## begin Data extract

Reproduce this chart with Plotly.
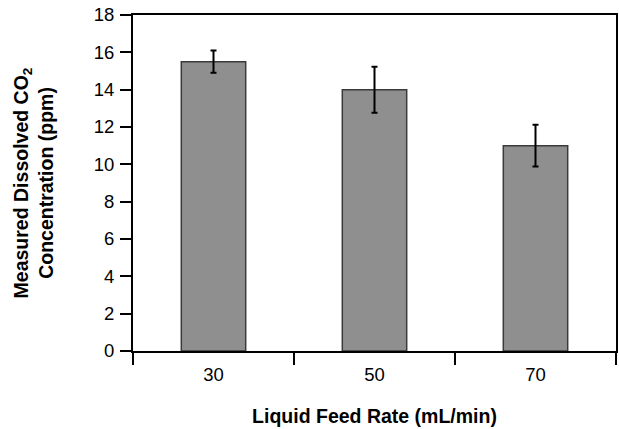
import plotly.graph_objects as go

categories = ["30", "50", "70"]
values = [15.5, 14.0, 11.0]
errors = [0.6, 1.23, 1.12]
y_ticks = [0, 2, 4, 6, 8, 10, 12, 14, 16, 18]

FONT = "Liberation Sans, Arial, sans-serif"

fig = go.Figure()
fig.add_trace(go.Bar(
    x=categories, y=values, width=0.4,
    marker=dict(color="#8f8f8f", line=dict(color="#3a3a3a", width=1.5)),
    error_y=dict(type="data", array=errors, color="black", thickness=2, width=3),
    hoverinfo="skip",
))

fig.update_layout(
    width=619, height=429,
    margin=dict(l=133, r=3, t=15, b=78, autoexpand=False),
    paper_bgcolor="white", plot_bgcolor="white",
    font=dict(family=FONT, size=18.5, color="black"),
    showlegend=False,
)
fig.update_xaxes(
    type="category", tickson="boundaries", ticks="outside", ticklen=12,
    tickwidth=1.5, tickcolor="black", ticklabelstandoff=6,
    showline=True, linecolor="black", linewidth=2, mirror=True,
    showgrid=False, automargin=False,
    title=dict(text="<b>Liquid Feed Rate (mL/min)</b>",
               font=dict(family=FONT, size=19.5), standoff=25),
)
fig.update_yaxes(
    range=[0, 18], tickvals=y_ticks, ticks="outside", ticklen=11,
    tickwidth=1.5, tickcolor="black", ticklabelstandoff=2,
    showline=True, linecolor="black", linewidth=2, mirror=True,
    showgrid=False, zeroline=False, automargin=False,
    title=dict(text="<b>Measured Dissolved CO<sub>2</sub><br>Concentration (ppm)</b>",
               font=dict(family=FONT, size=19.5), standoff=35),
)

fig.write_html("out.html", config={"displayModeBar": False},
               post_script="document.body.style.margin='0';document.body.style.overflow='hidden';")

## end Data extract

The exercise – Transcribe the material exactly, keeping every word and none of the pictures.

Solution for this problem –
Reproduce this chart with Plotly.
import plotly.graph_objects as go

categories = ["30", "50", "70"]
values = [15.5, 14.0, 11.0]
errors = [0.6, 1.23, 1.12]
y_ticks = [0, 2, 4, 6, 8, 10, 12, 14, 16, 18]

FONT = "Liberation Sans, Arial, sans-serif"

fig = go.Figure()
fig.add_trace(go.Bar(
    x=categories, y=values, width=0.4,
    marker=dict(color="#8f8f8f", line=dict(color="#3a3a3a", width=1.5)),
    error_y=dict(type="data", array=errors, color="black", thickness=2, width=3),
    hoverinfo="skip",
))

fig.update_layout(
    width=619, height=429,
    margin=dict(l=133, r=3, t=15, b=78, autoexpand=False),
    paper_bgcolor="white", plot_bgcolor="white",
    font=dict(family=FONT, size=18.5, color="black"),
    showlegend=False,
)
fig.update_xaxes(
    type="category", tickson="boundaries", ticks="outside", ticklen=12,
    tickwidth=1.5, tickcolor="black", ticklabelstandoff=6,
    showline=True, linecolor="black", linewidth=2, mirror=True,
    showgrid=False, automargin=False,
    title=dict(text="<b>Liquid Feed Rate (mL/min)</b>",
               font=dict(family=FONT, size=19.5), standoff=25),
)
fig.update_yaxes(
    range=[0, 18], tickvals=y_ticks, ticks="outside", ticklen=11,
    tickwidth=1.5, tickcolor="black", ticklabelstandoff=2,
    showline=True, linecolor="black", linewidth=2, mirror=True,
    showgrid=False, zeroline=False, automargin=False,
    title=dict(text="<b>Measured Dissolved CO<sub>2</sub><br>Concentration (ppm)</b>",
               font=dict(family=FONT, size=19.5), standoff=35),
)

fig.write_html("out.html", config={"displayModeBar": False},
               post_script="document.body.style.margin='0';document.body.style.overflow='hidden';")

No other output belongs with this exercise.